> [DATA SEGMENT]
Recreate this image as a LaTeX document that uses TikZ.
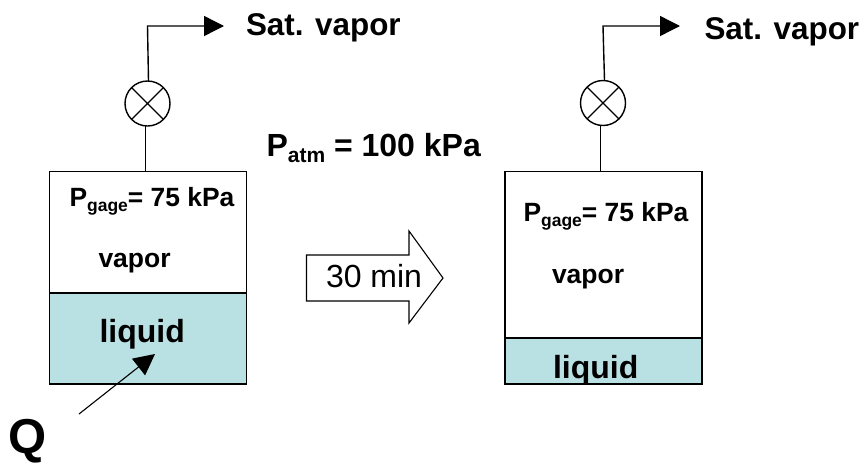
\documentclass[tikz,border=0pt]{standalone}
\usepackage{fontspec}
\setmainfont{Liberation Sans}
\usetikzlibrary{arrows.meta}
\definecolor{liquidfill}{HTML}{B9E0E2}
\newcommand{\txt}[2]{\fontsize{#1}{#1}\selectfont #2}
\newcommand{\pgage}{\bfseries\fontsize{26.4}{26.4}\selectfont P\raisebox{-5pt}{\fontsize{17.5}{17.5}\selectfont gage}= 75 kPa}
\tikzset{
  lbl/.style={anchor=base west,inner sep=0pt,outer sep=0pt,font=\bfseries},
  line/.style={line width=1.4pt,draw=black},
  pipe/.style={line,-{Triangle[length=20pt,width=20pt]}},
  tankbox/.style={line,line width=1.5pt,anchor=north west,inner sep=0pt,outer sep=0pt,minimum width=197pt},
  valve/.style={line,circle,minimum size=45pt,inner sep=0pt,outer sep=0pt}
}
\begin{document}
\begin{tikzpicture}[x=1pt,y=-1pt]
\useasboundingbox (0,0) rectangle (860,464);
% left tank
\node[tankbox,minimum height=122pt] (vapA) at (49.5,171.5) {};
\node[tankbox,fill=liquidfill,minimum height=91pt] (liqA) at (49.5,293) {};
\node[valve] (valA) at (147.5,103.5) {};
\draw[line] (valA.45) -- (valA.225) (valA.135) -- (valA.315);
\coordinate (baseA) at (145.5,171.5);
\coordinate (valAin) at (145.5,126);
\coordinate (valAout) at (148.5,81);
\coordinate (cornerA) at (147.5,26);
\coordinate (endA) at (224,26);
\draw[line] (baseA) -- (valAin);
\draw[pipe] (valAout) -- (cornerA) -- (endA);
% right tank
\node[tankbox,minimum height=166.5pt] (vapB) at (505,171.5) {};
\node[tankbox,fill=liquidfill,minimum height=46pt] (liqB) at (505,338) {};
\node[valve] (valB) at (603,103) {};
\draw[line] (valB.45) -- (valB.225) (valB.135) -- (valB.315);
\coordinate (baseB) at (600.5,171.5);
\coordinate (valBin) at (600.5,126);
\coordinate (valBout) at (604.5,80);
\coordinate (cornerB) at (603,26);
\coordinate (endB) at (680,26);
\draw[line] (baseB) -- (valBin);
\draw[pipe] (valBout) -- (cornerB) -- (endB);
% block arrow
\draw[line,line width=1.1pt,fill=white] (306.5,255) -- (409,255) -- (409,231) -- (443,278) -- (409,323) -- (409,301) -- (306.5,301) -- cycle;
\node[lbl,font=\mdseries] (min) at (326,287) {\txt{32}{30 min}};
% heat arrow
\coordinate (heatS) at (79,414);
\coordinate (heatE) at (155,354);
\draw[line,line width=1.1pt,-{Triangle[length=21pt,width=21pt]}] (heatS) -- (heatE);
% labels
\node[lbl] (satA) at (246,35) {\txt{31.4}{Sat. vapor}};
\node[lbl] (satB) at (704.5,39.5) {\txt{31.4}{Sat. vapor}};
\node[lbl] (patm) at (266.5,156) {\txt{32}{P\raisebox{-6pt}{\fontsize{21}{21}\selectfont atm} = 100 kPa}};
\node[lbl] (gA) at (69.5,206) {\pgage};
\node[lbl] (gB) at (523.5,221.5) {\pgage};
\node[lbl] (vA) at (98.5,267.5) {\txt{26.5}{vapor}};
\node[lbl] (vB) at (552,283.5) {\txt{26.5}{vapor}};
\node[lbl] (lA) at (99.5,342.5) {\txt{32}{liquid}};
\node[lbl] (lB) at (553,378.5) {\txt{32}{liquid}};
\node[lbl] (q) at (9,453) {\txt{49}{Q}};
\end{tikzpicture}
\end{document}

> [DESCRIPTION OF THE TASK]
Quote the preceding listing precisely and completely, omitting its images.

> [WORKED SOLUTION]
Recreate this image as a LaTeX document that uses TikZ.
\documentclass[tikz,border=0pt]{standalone}
\usepackage{fontspec}
\setmainfont{Liberation Sans}
\usetikzlibrary{arrows.meta}
\definecolor{liquidfill}{HTML}{B9E0E2}
\newcommand{\txt}[2]{\fontsize{#1}{#1}\selectfont #2}
\newcommand{\pgage}{\bfseries\fontsize{26.4}{26.4}\selectfont P\raisebox{-5pt}{\fontsize{17.5}{17.5}\selectfont gage}= 75 kPa}
\tikzset{
  lbl/.style={anchor=base west,inner sep=0pt,outer sep=0pt,font=\bfseries},
  line/.style={line width=1.4pt,draw=black},
  pipe/.style={line,-{Triangle[length=20pt,width=20pt]}},
  tankbox/.style={line,line width=1.5pt,anchor=north west,inner sep=0pt,outer sep=0pt,minimum width=197pt},
  valve/.style={line,circle,minimum size=45pt,inner sep=0pt,outer sep=0pt}
}
\begin{document}
\begin{tikzpicture}[x=1pt,y=-1pt]
\useasboundingbox (0,0) rectangle (860,464);
% left tank
\node[tankbox,minimum height=122pt] (vapA) at (49.5,171.5) {};
\node[tankbox,fill=liquidfill,minimum height=91pt] (liqA) at (49.5,293) {};
\node[valve] (valA) at (147.5,103.5) {};
\draw[line] (valA.45) -- (valA.225) (valA.135) -- (valA.315);
\coordinate (baseA) at (145.5,171.5);
\coordinate (valAin) at (145.5,126);
\coordinate (valAout) at (148.5,81);
\coordinate (cornerA) at (147.5,26);
\coordinate (endA) at (224,26);
\draw[line] (baseA) -- (valAin);
\draw[pipe] (valAout) -- (cornerA) -- (endA);
% right tank
\node[tankbox,minimum height=166.5pt] (vapB) at (505,171.5) {};
\node[tankbox,fill=liquidfill,minimum height=46pt] (liqB) at (505,338) {};
\node[valve] (valB) at (603,103) {};
\draw[line] (valB.45) -- (valB.225) (valB.135) -- (valB.315);
\coordinate (baseB) at (600.5,171.5);
\coordinate (valBin) at (600.5,126);
\coordinate (valBout) at (604.5,80);
\coordinate (cornerB) at (603,26);
\coordinate (endB) at (680,26);
\draw[line] (baseB) -- (valBin);
\draw[pipe] (valBout) -- (cornerB) -- (endB);
% block arrow
\draw[line,line width=1.1pt,fill=white] (306.5,255) -- (409,255) -- (409,231) -- (443,278) -- (409,323) -- (409,301) -- (306.5,301) -- cycle;
\node[lbl,font=\mdseries] (min) at (326,287) {\txt{32}{30 min}};
% heat arrow
\coordinate (heatS) at (79,414);
\coordinate (heatE) at (155,354);
\draw[line,line width=1.1pt,-{Triangle[length=21pt,width=21pt]}] (heatS) -- (heatE);
% labels
\node[lbl] (satA) at (246,35) {\txt{31.4}{Sat. vapor}};
\node[lbl] (satB) at (704.5,39.5) {\txt{31.4}{Sat. vapor}};
\node[lbl] (patm) at (266.5,156) {\txt{32}{P\raisebox{-6pt}{\fontsize{21}{21}\selectfont atm} = 100 kPa}};
\node[lbl] (gA) at (69.5,206) {\pgage};
\node[lbl] (gB) at (523.5,221.5) {\pgage};
\node[lbl] (vA) at (98.5,267.5) {\txt{26.5}{vapor}};
\node[lbl] (vB) at (552,283.5) {\txt{26.5}{vapor}};
\node[lbl] (lA) at (99.5,342.5) {\txt{32}{liquid}};
\node[lbl] (lB) at (553,378.5) {\txt{32}{liquid}};
\node[lbl] (q) at (9,453) {\txt{49}{Q}};
\end{tikzpicture}
\end{document}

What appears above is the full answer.